Posted by Ben Beckendorf on

Artwork by BeckendorfAbout the first thing visitors from other parts of Texas notice in East Texas is the trees. The tall pines and beautiful hardwoods represent every variety native to this latitude. Nowhere in Texas is the Fall display so spectacular as here in East Texas. The hardwoods in the northern part of East Texas change first, usually in late October, then with each new cold front the "color change" moves south sometimes lasting until Christmas. Up on the East coast they are called Leaf Peepers, and in East Texas they are called Woods Watchers. They are the folks who go somewhere every Fall to see the color change of the deciduous trees (you know-the ones that shed their leaves for Winter). What few of them know, however, is that those autumn colors have been there all year. They were just covered up by the green chlorophyll that you used to hear about in commercials. These green cells manufacture food to sustain the tree during the growing season, but Fall signals them to go away and what's left are all those reds, yellows, and bronzes.

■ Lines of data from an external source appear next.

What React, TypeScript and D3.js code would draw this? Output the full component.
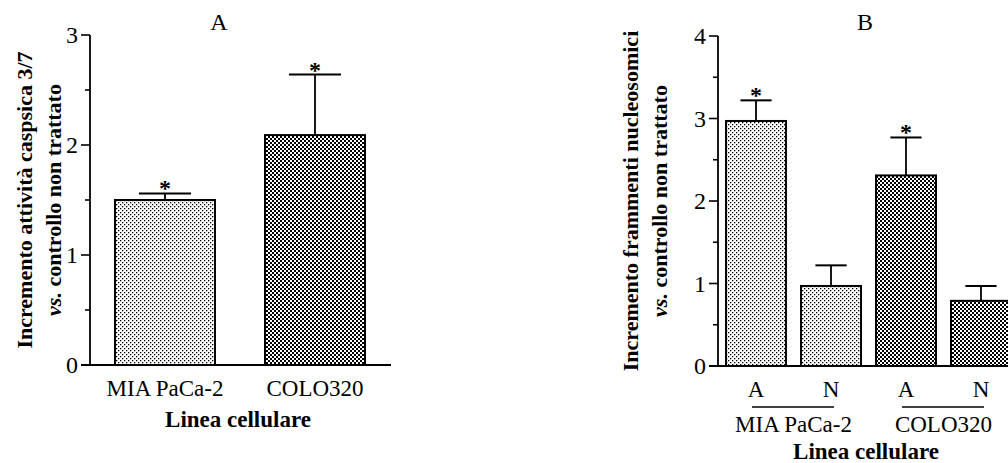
import React from "react";
import * as d3 from "d3";

// ---------- Data ----------
const catsA = ["MIA PaCa-2", "COLO320"];
const valuesA = [1.5, 2.09];
const errorsA = [0.06, 0.55];
const sigA = [true, true];
const patternsA = ["dots", "checks"];

const catsB = ["A", "N", "A", "N"];
const groupsB = ["MIA PaCa-2", "COLO320"];
const groupOfB = [0, 0, 1, 1];
const valuesB = [2.97, 0.97, 2.31, 0.79];
const errorsB = [0.25, 0.25, 0.46, 0.18];
const sigB = [true, false, true, false];
const patternsB = ["dots", "dots", "checks", "checks"];

const majorTicksA = [0, 1, 2, 3];
const minorTicksA = [0.5, 1.5, 2.5];
const majorTicksB = [0, 1, 2, 3, 4];
const minorTicksB = [0.5, 1.5, 2.5, 3.5];

const FONT = "'Liberation Serif', 'Times New Roman', Times, serif";
const FS = 23;
const FSB = 22;

function YAxis({ y, x0, majors, minors }: any) {
  return (
    <g>
      <line x1={x0} x2={x0} y1={y(majors[majors.length - 1])} y2={y(0)} stroke="#000" strokeWidth={1.8} />
      {majors.map((t: number) => (
        <g key={"M" + t}>
          <line x1={x0 - 9} x2={x0} y1={y(t)} y2={y(t)} stroke="#000" strokeWidth={1.6} />
          <text x={x0 - 12} y={y(t)} dy="0.35em" textAnchor="end" fontSize={FS + 1} fontFamily={FONT}>
            {t}
          </text>
        </g>
      ))}
      {minors.map((t: number) => (
        <line key={"m" + t} x1={x0 - 5} x2={x0} y1={y(t)} y2={y(t)} stroke="#000" strokeWidth={1.6} />
      ))}
    </g>
  );
}

function Bars({ x, y, values, errors, sig, patterns, prefix }: any) {
  const bw = x.bandwidth();
  return (
    <g>
      {values.map((v: number, i: number) => {
        const key = prefix + i;
        const bx = x(key) as number;
        const cx = bx + bw / 2;
        const top = y(v + errors[i]);
        const capHalf = bw * 0.26;
        return (
          <g key={key}>
            <rect
              x={bx}
              y={y(v)}
              width={bw}
              height={y(0) - y(v)}
              fill={`url(#pat-${patterns[i]})`}
              stroke="#000"
              strokeWidth={2}
            />
            <line x1={cx} x2={cx} y1={y(v)} y2={top} stroke="#000" strokeWidth={1.8} />
            <line x1={cx - capHalf} x2={cx + capHalf} y1={top} y2={top} stroke="#000" strokeWidth={2} />
            {sig[i] && (
              <text x={cx} y={top + 3} textAnchor="middle" fontSize={FS + 1} fontFamily={FONT} fontWeight="bold">
                *
              </text>
            )}
          </g>
        );
      })}
    </g>
  );
}

export default function App() {
  const W = 1008;
  const H = 463;

  // Panel A
  const axA = 90;
  const keysA = catsA.map((_, i) => "a" + i);
  const xA = d3.scaleBand<string>().domain(keysA).range([axA, 390]).paddingInner(1 / 3).paddingOuter(1 / 6);
  const yA = d3.scaleLinear().domain([0, 3]).range([365, 35]);

  // Panel B
  const axB = 718;
  const keysB = catsB.map((_, i) => "b" + i);
  const xB = d3.scaleBand<string>().domain(keysB).range([axB, 1019]).paddingInner(0.2).paddingOuter(0.107);
  const yB = d3.scaleLinear().domain([0, 4]).range([366, 36]);
  const bwB = xB.bandwidth();

  return (
    <svg
      width={W}
      height={H}
      viewBox={`0 0 ${W} ${H}`}
      style={{ position: "fixed", left: 0, top: 0, background: "#fff" }}
    >
      <defs>
        <pattern id="pat-dots" width={4} height={4} patternUnits="userSpaceOnUse">
          <rect width={4} height={4} fill="#fff" />
          <rect x={0} y={0} width={1.3} height={1.3} fill="#000" />
          <rect x={2} y={2} width={1.3} height={1.3} fill="#000" />
        </pattern>
        <pattern id="pat-checks" width={4} height={4} patternUnits="userSpaceOnUse">
          <rect width={4} height={4} fill="#fff" />
          <rect x={0} y={0} width={2} height={2} fill="#000" />
          <rect x={2} y={2} width={2} height={2} fill="#000" />
        </pattern>
      </defs>
      <rect width={W} height={H} fill="#fff" />

      {/* ===== Panel A ===== */}
      <text x={219} y={30} textAnchor="middle" fontSize={FS + 1} fontFamily={FONT}>
        A
      </text>
      <Bars x={xA} y={yA} values={valuesA} errors={errorsA} sig={sigA} patterns={patternsA} prefix="a" />
      <YAxis y={yA} x0={axA} majors={majorTicksA} minors={minorTicksA} />
      <line x1={axA - 9} x2={391} y1={yA(0)} y2={yA(0)} stroke="#000" strokeWidth={1.8} />
      {catsA.map((c, i) => (
        <text
          key={c}
          x={(xA("a" + i) as number) + xA.bandwidth() / 2}
          y={396}
          textAnchor="middle"
          fontSize={FS}
          fontFamily={FONT}
        >
          {c}
        </text>
      ))}
      <text x={238} y={427} textAnchor="middle" fontSize={FSB + 1} fontFamily={FONT} fontWeight="bold">
        Linea cellulare
      </text>
      <g transform={`translate(0, ${(yA(0) + yA(3)) / 2}) rotate(-90)`}>
        <text x={0} y={32} textAnchor="middle" fontSize={FSB} fontFamily={FONT} fontWeight="bold">
          Incremento attività caspsica 3/7
        </text>
        <text x={0} y={61} textAnchor="middle" fontSize={FSB} fontFamily={FONT} fontWeight="bold">
          <tspan fontStyle="italic">vs.</tspan>
          {"  controllo non trattato"}
        </text>
      </g>

      {/* ===== Panel B ===== */}
      <text x={865} y={30} textAnchor="middle" fontSize={FS + 1} fontFamily={FONT}>
        B
      </text>
      <Bars x={xB} y={yB} values={valuesB} errors={errorsB} sig={sigB} patterns={patternsB} prefix="b" />
      <YAxis y={yB} x0={axB} majors={majorTicksB} minors={minorTicksB} />
      <line x1={axB - 9} x2={W} y1={yB(0)} y2={yB(0)} stroke="#000" strokeWidth={1.8} />
      {catsB.map((c, i) => (
        <text
          key={"bl" + i}
          x={(xB("b" + i) as number) + bwB / 2}
          y={397}
          textAnchor="middle"
          fontSize={FS}
          fontFamily={FONT}
        >
          {c}
        </text>
      ))}
      {groupsB.map((g, gi) => {
        const idx = groupOfB.map((v, i) => (v === gi ? i : -1)).filter((i) => i >= 0);
        const first = (xB("b" + idx[0]) as number) + bwB / 2;
        const last = (xB("b" + idx[idx.length - 1]) as number) + bwB / 2;
        return (
          <g key={g}>
            <line x1={first - 4} x2={last + 3} y1={407} y2={407} stroke="#000" strokeWidth={1.4} />
            <text x={(first + last) / 2} y={432} textAnchor="middle" fontSize={FS} fontFamily={FONT}>
              {g}
            </text>
          </g>
        );
      })}
      <text x={866} y={459} textAnchor="middle" fontSize={FSB + 1} fontFamily={FONT} fontWeight="bold">
        Linea cellulare
      </text>
      <g transform={`translate(0, ${(yB(0) + yB(4)) / 2}) rotate(-90)`}>
        <text x={0} y={638} textAnchor="middle" fontSize={FSB} fontFamily={FONT} fontWeight="bold">
          Incremento frammenti nucleosomici
        </text>
        <text x={0} y={667} textAnchor="middle" fontSize={FSB} fontFamily={FONT} fontWeight="bold">
          <tspan fontStyle="italic">vs.</tspan>
          {"  controllo non trattato"}
        </text>
      </g>
    </svg>
  );
}
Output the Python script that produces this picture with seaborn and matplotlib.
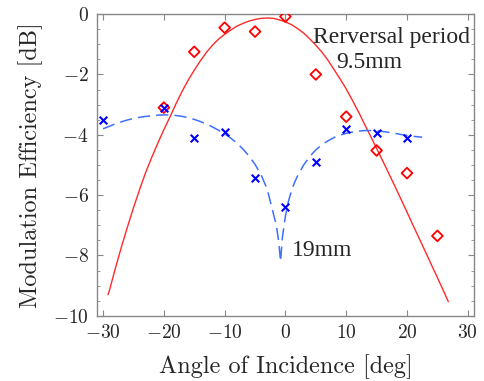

Weather also effects the colors. A succession of brilliant sunny days packs the leaves with pigments for more intense colors when the green does go away. Alongside the structures of early East Texas settlers are sites of ancient Indian cultures. Tribes of Caddo Indians hunted in these forests and cleared patches for their farms. They gathered hickory nuts, Walnuts, and chinguapins in baskets and held Thanksgiving celebrations in the Fall. Later the Caddos traded corn, nuts, deerskins, and venison to the early settlers for beef and pork.